TASK TO CARRY OUT
Give the number of lines that include the word "diagram", nothing more.

RECORDED INFORMATION

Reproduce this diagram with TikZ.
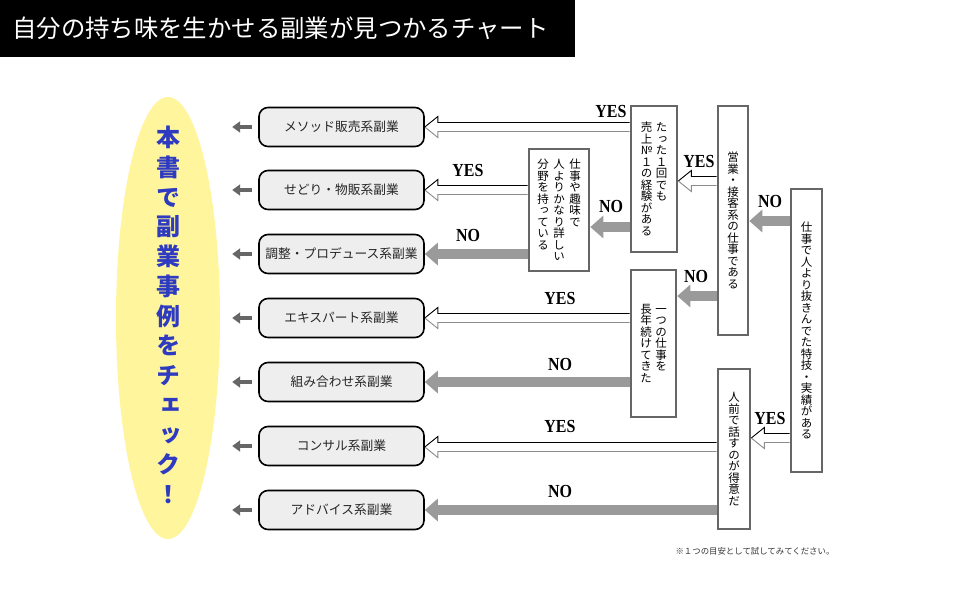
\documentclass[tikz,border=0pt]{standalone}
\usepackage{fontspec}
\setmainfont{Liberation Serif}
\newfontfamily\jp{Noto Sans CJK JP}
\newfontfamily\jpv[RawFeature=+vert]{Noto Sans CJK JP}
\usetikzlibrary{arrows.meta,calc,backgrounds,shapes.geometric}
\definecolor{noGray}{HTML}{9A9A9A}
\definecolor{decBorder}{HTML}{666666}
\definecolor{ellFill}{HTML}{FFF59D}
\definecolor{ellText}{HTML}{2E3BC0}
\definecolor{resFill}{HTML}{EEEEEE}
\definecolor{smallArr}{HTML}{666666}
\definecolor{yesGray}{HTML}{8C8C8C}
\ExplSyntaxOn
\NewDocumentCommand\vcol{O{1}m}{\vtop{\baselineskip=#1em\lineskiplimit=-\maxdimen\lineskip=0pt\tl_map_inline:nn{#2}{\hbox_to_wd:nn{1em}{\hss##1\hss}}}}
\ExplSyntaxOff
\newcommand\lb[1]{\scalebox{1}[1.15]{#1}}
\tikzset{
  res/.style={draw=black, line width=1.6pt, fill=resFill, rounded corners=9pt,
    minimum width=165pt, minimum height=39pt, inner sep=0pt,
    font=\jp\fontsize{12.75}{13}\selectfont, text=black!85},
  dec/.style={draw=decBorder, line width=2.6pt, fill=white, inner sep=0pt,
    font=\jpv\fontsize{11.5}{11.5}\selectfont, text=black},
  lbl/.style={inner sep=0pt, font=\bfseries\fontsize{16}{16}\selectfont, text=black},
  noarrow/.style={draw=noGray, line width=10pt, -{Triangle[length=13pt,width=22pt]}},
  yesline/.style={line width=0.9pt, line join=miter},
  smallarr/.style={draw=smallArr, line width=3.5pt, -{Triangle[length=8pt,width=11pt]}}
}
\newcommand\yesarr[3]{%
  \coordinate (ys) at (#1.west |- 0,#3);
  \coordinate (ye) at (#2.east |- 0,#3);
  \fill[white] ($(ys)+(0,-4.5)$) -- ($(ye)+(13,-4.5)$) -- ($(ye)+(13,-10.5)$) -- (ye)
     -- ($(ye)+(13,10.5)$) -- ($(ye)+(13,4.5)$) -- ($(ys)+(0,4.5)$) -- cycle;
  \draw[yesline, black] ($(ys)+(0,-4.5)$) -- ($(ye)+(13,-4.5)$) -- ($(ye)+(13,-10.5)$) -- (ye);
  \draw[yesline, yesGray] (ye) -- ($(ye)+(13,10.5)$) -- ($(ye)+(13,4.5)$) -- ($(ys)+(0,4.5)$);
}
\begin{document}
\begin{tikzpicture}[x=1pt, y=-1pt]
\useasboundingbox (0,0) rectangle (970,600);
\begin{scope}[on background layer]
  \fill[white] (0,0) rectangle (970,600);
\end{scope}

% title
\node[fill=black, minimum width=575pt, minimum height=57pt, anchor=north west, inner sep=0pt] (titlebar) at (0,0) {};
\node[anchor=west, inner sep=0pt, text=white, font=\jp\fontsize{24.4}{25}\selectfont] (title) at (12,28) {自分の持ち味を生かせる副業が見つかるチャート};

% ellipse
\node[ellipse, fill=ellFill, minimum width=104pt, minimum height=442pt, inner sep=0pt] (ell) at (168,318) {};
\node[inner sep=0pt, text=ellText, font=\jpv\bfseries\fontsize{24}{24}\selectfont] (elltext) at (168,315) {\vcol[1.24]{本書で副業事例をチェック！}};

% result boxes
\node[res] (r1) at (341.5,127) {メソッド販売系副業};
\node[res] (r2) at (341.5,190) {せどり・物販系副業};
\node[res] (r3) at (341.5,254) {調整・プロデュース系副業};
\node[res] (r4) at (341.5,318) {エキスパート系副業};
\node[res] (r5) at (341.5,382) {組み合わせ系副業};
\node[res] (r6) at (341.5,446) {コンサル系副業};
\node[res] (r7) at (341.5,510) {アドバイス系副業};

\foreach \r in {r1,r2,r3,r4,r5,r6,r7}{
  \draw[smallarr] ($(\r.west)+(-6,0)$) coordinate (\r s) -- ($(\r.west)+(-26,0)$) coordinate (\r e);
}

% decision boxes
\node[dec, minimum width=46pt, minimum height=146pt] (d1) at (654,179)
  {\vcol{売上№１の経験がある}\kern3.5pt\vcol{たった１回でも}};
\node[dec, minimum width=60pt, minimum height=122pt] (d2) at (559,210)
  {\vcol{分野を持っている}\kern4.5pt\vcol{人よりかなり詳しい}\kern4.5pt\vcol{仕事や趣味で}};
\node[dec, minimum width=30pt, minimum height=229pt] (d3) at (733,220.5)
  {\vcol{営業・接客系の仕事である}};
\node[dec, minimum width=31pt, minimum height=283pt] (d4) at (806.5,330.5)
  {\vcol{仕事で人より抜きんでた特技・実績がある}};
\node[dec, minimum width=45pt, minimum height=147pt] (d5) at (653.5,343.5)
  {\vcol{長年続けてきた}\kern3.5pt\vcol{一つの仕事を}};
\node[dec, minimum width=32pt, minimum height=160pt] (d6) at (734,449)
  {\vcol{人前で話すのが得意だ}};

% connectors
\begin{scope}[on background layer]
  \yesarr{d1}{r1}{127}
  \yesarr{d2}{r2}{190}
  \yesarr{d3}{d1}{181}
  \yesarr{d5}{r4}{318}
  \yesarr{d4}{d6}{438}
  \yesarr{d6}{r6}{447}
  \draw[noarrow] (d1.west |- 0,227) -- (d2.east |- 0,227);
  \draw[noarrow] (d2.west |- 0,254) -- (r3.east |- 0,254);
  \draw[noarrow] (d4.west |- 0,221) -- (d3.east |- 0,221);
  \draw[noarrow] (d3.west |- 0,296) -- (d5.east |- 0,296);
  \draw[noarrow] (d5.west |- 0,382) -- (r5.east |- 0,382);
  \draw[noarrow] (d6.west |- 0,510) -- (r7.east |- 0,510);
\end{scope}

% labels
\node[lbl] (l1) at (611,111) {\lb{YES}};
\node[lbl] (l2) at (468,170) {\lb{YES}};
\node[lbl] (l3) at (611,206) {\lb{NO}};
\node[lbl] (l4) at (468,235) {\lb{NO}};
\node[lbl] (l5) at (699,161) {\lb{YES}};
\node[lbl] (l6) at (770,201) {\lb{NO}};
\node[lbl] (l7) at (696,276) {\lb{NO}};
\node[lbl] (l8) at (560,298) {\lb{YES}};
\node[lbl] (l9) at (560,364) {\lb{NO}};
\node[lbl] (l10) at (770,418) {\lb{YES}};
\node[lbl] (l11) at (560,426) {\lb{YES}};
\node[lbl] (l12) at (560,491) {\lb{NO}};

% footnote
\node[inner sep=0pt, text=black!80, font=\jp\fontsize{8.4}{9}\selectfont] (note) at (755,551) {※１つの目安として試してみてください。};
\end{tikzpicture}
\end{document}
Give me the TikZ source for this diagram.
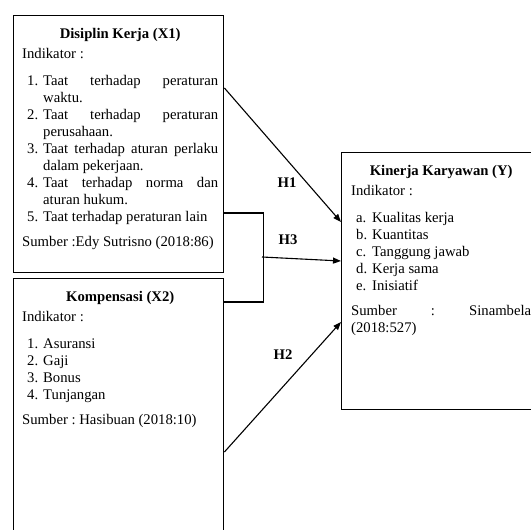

PROBLEM SOLUTION
2